■ EXERCISE INSTRUCTIONS ■
Give the listing again exactly, omitting its images.

■ INFORMATION PROVIDED ■
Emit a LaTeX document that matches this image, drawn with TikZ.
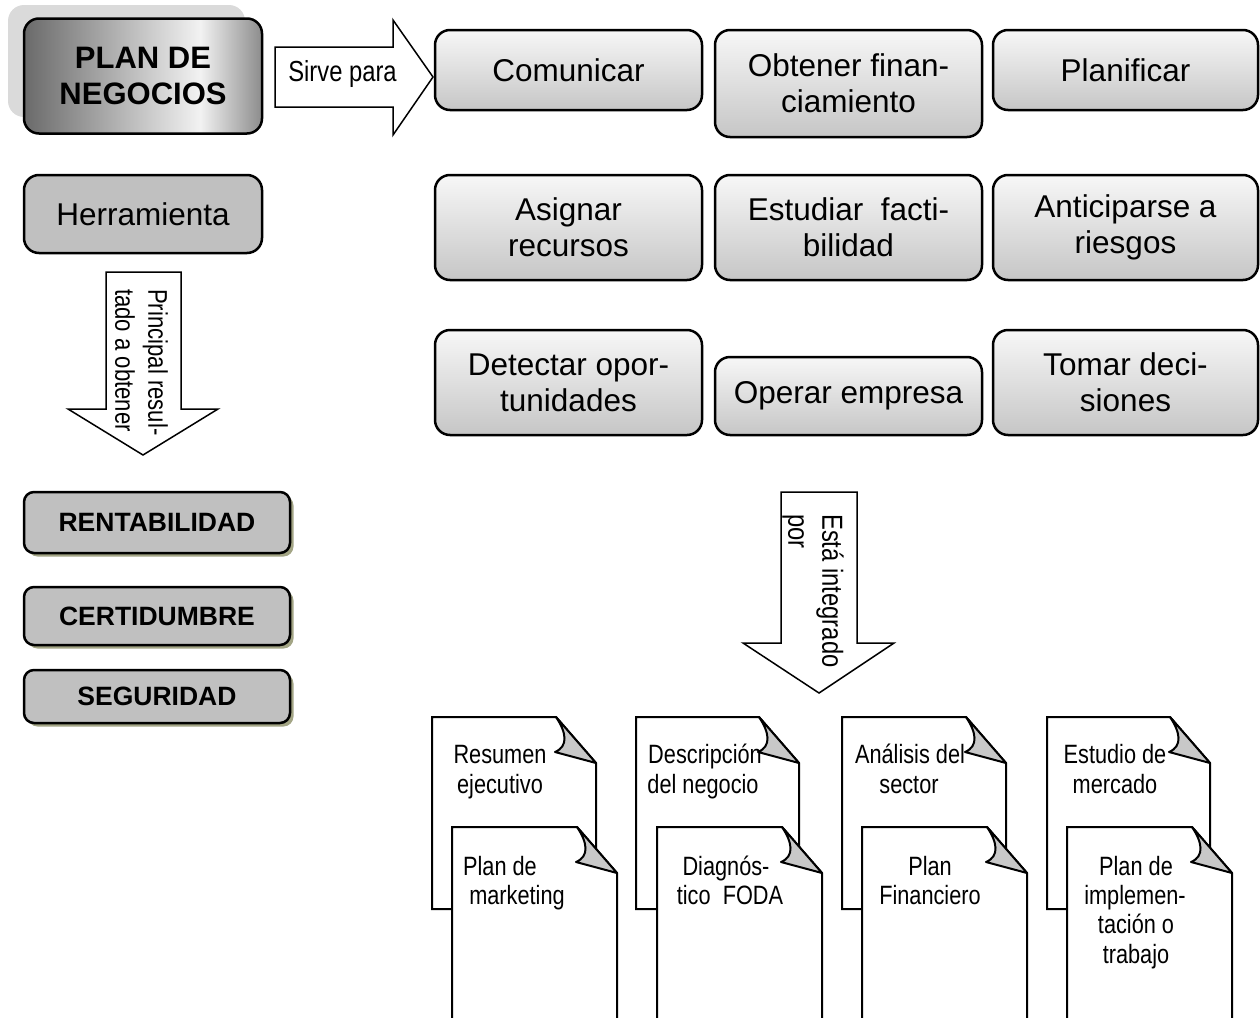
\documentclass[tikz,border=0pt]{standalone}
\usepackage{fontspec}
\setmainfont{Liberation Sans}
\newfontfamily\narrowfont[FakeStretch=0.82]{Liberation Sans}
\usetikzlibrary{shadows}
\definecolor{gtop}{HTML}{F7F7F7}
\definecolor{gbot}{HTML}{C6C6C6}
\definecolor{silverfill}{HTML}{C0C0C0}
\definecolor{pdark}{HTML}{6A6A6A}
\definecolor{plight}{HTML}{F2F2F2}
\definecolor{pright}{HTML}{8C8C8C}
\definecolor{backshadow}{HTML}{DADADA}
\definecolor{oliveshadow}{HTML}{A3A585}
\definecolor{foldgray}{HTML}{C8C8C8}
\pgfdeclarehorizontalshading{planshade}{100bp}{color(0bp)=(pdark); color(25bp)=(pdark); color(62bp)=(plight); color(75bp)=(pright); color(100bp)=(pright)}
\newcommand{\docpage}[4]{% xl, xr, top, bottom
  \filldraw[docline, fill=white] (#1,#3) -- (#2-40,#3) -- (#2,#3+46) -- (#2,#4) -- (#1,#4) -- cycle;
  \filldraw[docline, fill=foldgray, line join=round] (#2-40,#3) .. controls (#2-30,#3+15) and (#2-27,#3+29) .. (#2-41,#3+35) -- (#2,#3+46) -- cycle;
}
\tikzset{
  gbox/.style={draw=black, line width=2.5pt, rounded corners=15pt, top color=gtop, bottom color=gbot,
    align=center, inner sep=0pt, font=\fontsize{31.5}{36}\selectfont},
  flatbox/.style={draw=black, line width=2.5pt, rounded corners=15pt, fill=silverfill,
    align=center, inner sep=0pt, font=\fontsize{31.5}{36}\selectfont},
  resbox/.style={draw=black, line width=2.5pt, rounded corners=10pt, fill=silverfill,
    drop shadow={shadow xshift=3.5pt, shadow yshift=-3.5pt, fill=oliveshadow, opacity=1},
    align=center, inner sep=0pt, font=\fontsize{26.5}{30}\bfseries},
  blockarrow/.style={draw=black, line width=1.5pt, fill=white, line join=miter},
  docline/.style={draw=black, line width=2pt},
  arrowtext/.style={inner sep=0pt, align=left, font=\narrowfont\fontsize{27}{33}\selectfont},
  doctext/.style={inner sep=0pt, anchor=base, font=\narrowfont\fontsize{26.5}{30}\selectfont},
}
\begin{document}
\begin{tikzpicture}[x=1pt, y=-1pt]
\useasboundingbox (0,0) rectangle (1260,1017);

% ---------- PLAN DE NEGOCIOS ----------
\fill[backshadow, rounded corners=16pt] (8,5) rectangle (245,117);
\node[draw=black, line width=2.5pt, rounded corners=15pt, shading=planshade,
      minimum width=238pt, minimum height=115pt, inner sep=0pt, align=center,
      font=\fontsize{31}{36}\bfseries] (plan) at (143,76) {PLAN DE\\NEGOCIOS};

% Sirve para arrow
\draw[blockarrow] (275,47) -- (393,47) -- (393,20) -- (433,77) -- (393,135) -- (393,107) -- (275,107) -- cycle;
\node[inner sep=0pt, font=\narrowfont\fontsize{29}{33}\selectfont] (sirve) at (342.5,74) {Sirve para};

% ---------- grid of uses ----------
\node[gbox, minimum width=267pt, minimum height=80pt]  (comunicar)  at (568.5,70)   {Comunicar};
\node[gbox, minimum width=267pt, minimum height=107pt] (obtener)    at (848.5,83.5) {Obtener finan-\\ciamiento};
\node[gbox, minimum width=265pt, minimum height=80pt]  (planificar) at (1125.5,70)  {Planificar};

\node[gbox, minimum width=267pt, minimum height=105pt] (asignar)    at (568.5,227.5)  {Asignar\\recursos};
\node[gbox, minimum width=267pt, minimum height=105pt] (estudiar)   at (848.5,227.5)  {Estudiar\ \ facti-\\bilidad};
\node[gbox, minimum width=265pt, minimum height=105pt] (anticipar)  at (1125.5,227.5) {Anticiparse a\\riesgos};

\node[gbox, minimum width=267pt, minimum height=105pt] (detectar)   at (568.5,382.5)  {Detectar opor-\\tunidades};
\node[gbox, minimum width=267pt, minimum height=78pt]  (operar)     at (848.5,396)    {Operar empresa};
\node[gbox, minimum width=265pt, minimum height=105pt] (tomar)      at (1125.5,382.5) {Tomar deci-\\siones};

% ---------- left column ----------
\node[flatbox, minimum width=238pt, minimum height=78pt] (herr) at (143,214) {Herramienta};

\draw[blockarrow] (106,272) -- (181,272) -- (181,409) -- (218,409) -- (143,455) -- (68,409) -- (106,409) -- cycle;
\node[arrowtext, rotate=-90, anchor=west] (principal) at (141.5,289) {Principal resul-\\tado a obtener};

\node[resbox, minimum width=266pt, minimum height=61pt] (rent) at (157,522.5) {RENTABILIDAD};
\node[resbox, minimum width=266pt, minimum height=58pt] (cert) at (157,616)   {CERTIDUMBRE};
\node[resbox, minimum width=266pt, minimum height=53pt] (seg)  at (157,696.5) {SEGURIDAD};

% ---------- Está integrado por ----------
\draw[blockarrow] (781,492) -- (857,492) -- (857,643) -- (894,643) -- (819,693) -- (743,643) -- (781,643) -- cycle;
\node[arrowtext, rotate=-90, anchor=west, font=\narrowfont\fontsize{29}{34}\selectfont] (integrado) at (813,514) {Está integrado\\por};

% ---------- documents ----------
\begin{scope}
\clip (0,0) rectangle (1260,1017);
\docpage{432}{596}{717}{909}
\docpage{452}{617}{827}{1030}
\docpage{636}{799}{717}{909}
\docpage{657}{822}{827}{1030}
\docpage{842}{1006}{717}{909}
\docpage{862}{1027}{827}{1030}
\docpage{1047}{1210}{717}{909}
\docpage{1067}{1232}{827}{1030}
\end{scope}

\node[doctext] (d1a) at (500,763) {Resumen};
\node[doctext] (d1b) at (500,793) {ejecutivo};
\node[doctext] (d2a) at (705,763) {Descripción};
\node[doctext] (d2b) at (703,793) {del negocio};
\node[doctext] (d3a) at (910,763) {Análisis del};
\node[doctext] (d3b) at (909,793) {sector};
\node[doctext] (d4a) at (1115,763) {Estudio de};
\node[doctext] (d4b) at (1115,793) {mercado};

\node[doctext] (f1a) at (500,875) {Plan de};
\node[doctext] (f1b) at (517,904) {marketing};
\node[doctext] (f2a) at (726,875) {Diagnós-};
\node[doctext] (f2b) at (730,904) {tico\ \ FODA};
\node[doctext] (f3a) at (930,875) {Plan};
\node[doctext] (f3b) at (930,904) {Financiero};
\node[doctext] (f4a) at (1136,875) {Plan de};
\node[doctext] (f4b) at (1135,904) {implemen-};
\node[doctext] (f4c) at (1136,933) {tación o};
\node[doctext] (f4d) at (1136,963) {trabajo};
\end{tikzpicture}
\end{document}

■ SOLVED EXERCISE ■
Emit a LaTeX document that matches this image, drawn with TikZ.
\documentclass[tikz,border=0pt]{standalone}
\usepackage{fontspec}
\setmainfont{Liberation Sans}
\newfontfamily\narrowfont[FakeStretch=0.82]{Liberation Sans}
\usetikzlibrary{shadows}
\definecolor{gtop}{HTML}{F7F7F7}
\definecolor{gbot}{HTML}{C6C6C6}
\definecolor{silverfill}{HTML}{C0C0C0}
\definecolor{pdark}{HTML}{6A6A6A}
\definecolor{plight}{HTML}{F2F2F2}
\definecolor{pright}{HTML}{8C8C8C}
\definecolor{backshadow}{HTML}{DADADA}
\definecolor{oliveshadow}{HTML}{A3A585}
\definecolor{foldgray}{HTML}{C8C8C8}
\pgfdeclarehorizontalshading{planshade}{100bp}{color(0bp)=(pdark); color(25bp)=(pdark); color(62bp)=(plight); color(75bp)=(pright); color(100bp)=(pright)}
\newcommand{\docpage}[4]{% xl, xr, top, bottom
  \filldraw[docline, fill=white] (#1,#3) -- (#2-40,#3) -- (#2,#3+46) -- (#2,#4) -- (#1,#4) -- cycle;
  \filldraw[docline, fill=foldgray, line join=round] (#2-40,#3) .. controls (#2-30,#3+15) and (#2-27,#3+29) .. (#2-41,#3+35) -- (#2,#3+46) -- cycle;
}
\tikzset{
  gbox/.style={draw=black, line width=2.5pt, rounded corners=15pt, top color=gtop, bottom color=gbot,
    align=center, inner sep=0pt, font=\fontsize{31.5}{36}\selectfont},
  flatbox/.style={draw=black, line width=2.5pt, rounded corners=15pt, fill=silverfill,
    align=center, inner sep=0pt, font=\fontsize{31.5}{36}\selectfont},
  resbox/.style={draw=black, line width=2.5pt, rounded corners=10pt, fill=silverfill,
    drop shadow={shadow xshift=3.5pt, shadow yshift=-3.5pt, fill=oliveshadow, opacity=1},
    align=center, inner sep=0pt, font=\fontsize{26.5}{30}\bfseries},
  blockarrow/.style={draw=black, line width=1.5pt, fill=white, line join=miter},
  docline/.style={draw=black, line width=2pt},
  arrowtext/.style={inner sep=0pt, align=left, font=\narrowfont\fontsize{27}{33}\selectfont},
  doctext/.style={inner sep=0pt, anchor=base, font=\narrowfont\fontsize{26.5}{30}\selectfont},
}
\begin{document}
\begin{tikzpicture}[x=1pt, y=-1pt]
\useasboundingbox (0,0) rectangle (1260,1017);

% ---------- PLAN DE NEGOCIOS ----------
\fill[backshadow, rounded corners=16pt] (8,5) rectangle (245,117);
\node[draw=black, line width=2.5pt, rounded corners=15pt, shading=planshade,
      minimum width=238pt, minimum height=115pt, inner sep=0pt, align=center,
      font=\fontsize{31}{36}\bfseries] (plan) at (143,76) {PLAN DE\\NEGOCIOS};

% Sirve para arrow
\draw[blockarrow] (275,47) -- (393,47) -- (393,20) -- (433,77) -- (393,135) -- (393,107) -- (275,107) -- cycle;
\node[inner sep=0pt, font=\narrowfont\fontsize{29}{33}\selectfont] (sirve) at (342.5,74) {Sirve para};

% ---------- grid of uses ----------
\node[gbox, minimum width=267pt, minimum height=80pt]  (comunicar)  at (568.5,70)   {Comunicar};
\node[gbox, minimum width=267pt, minimum height=107pt] (obtener)    at (848.5,83.5) {Obtener finan-\\ciamiento};
\node[gbox, minimum width=265pt, minimum height=80pt]  (planificar) at (1125.5,70)  {Planificar};

\node[gbox, minimum width=267pt, minimum height=105pt] (asignar)    at (568.5,227.5)  {Asignar\\recursos};
\node[gbox, minimum width=267pt, minimum height=105pt] (estudiar)   at (848.5,227.5)  {Estudiar\ \ facti-\\bilidad};
\node[gbox, minimum width=265pt, minimum height=105pt] (anticipar)  at (1125.5,227.5) {Anticiparse a\\riesgos};

\node[gbox, minimum width=267pt, minimum height=105pt] (detectar)   at (568.5,382.5)  {Detectar opor-\\tunidades};
\node[gbox, minimum width=267pt, minimum height=78pt]  (operar)     at (848.5,396)    {Operar empresa};
\node[gbox, minimum width=265pt, minimum height=105pt] (tomar)      at (1125.5,382.5) {Tomar deci-\\siones};

% ---------- left column ----------
\node[flatbox, minimum width=238pt, minimum height=78pt] (herr) at (143,214) {Herramienta};

\draw[blockarrow] (106,272) -- (181,272) -- (181,409) -- (218,409) -- (143,455) -- (68,409) -- (106,409) -- cycle;
\node[arrowtext, rotate=-90, anchor=west] (principal) at (141.5,289) {Principal resul-\\tado a obtener};

\node[resbox, minimum width=266pt, minimum height=61pt] (rent) at (157,522.5) {RENTABILIDAD};
\node[resbox, minimum width=266pt, minimum height=58pt] (cert) at (157,616)   {CERTIDUMBRE};
\node[resbox, minimum width=266pt, minimum height=53pt] (seg)  at (157,696.5) {SEGURIDAD};

% ---------- Está integrado por ----------
\draw[blockarrow] (781,492) -- (857,492) -- (857,643) -- (894,643) -- (819,693) -- (743,643) -- (781,643) -- cycle;
\node[arrowtext, rotate=-90, anchor=west, font=\narrowfont\fontsize{29}{34}\selectfont] (integrado) at (813,514) {Está integrado\\por};

% ---------- documents ----------
\begin{scope}
\clip (0,0) rectangle (1260,1017);
\docpage{432}{596}{717}{909}
\docpage{452}{617}{827}{1030}
\docpage{636}{799}{717}{909}
\docpage{657}{822}{827}{1030}
\docpage{842}{1006}{717}{909}
\docpage{862}{1027}{827}{1030}
\docpage{1047}{1210}{717}{909}
\docpage{1067}{1232}{827}{1030}
\end{scope}

\node[doctext] (d1a) at (500,763) {Resumen};
\node[doctext] (d1b) at (500,793) {ejecutivo};
\node[doctext] (d2a) at (705,763) {Descripción};
\node[doctext] (d2b) at (703,793) {del negocio};
\node[doctext] (d3a) at (910,763) {Análisis del};
\node[doctext] (d3b) at (909,793) {sector};
\node[doctext] (d4a) at (1115,763) {Estudio de};
\node[doctext] (d4b) at (1115,793) {mercado};

\node[doctext] (f1a) at (500,875) {Plan de};
\node[doctext] (f1b) at (517,904) {marketing};
\node[doctext] (f2a) at (726,875) {Diagnós-};
\node[doctext] (f2b) at (730,904) {tico\ \ FODA};
\node[doctext] (f3a) at (930,875) {Plan};
\node[doctext] (f3b) at (930,904) {Financiero};
\node[doctext] (f4a) at (1136,875) {Plan de};
\node[doctext] (f4b) at (1135,904) {implemen-};
\node[doctext] (f4c) at (1136,933) {tación o};
\node[doctext] (f4d) at (1136,963) {trabajo};
\end{tikzpicture}
\end{document}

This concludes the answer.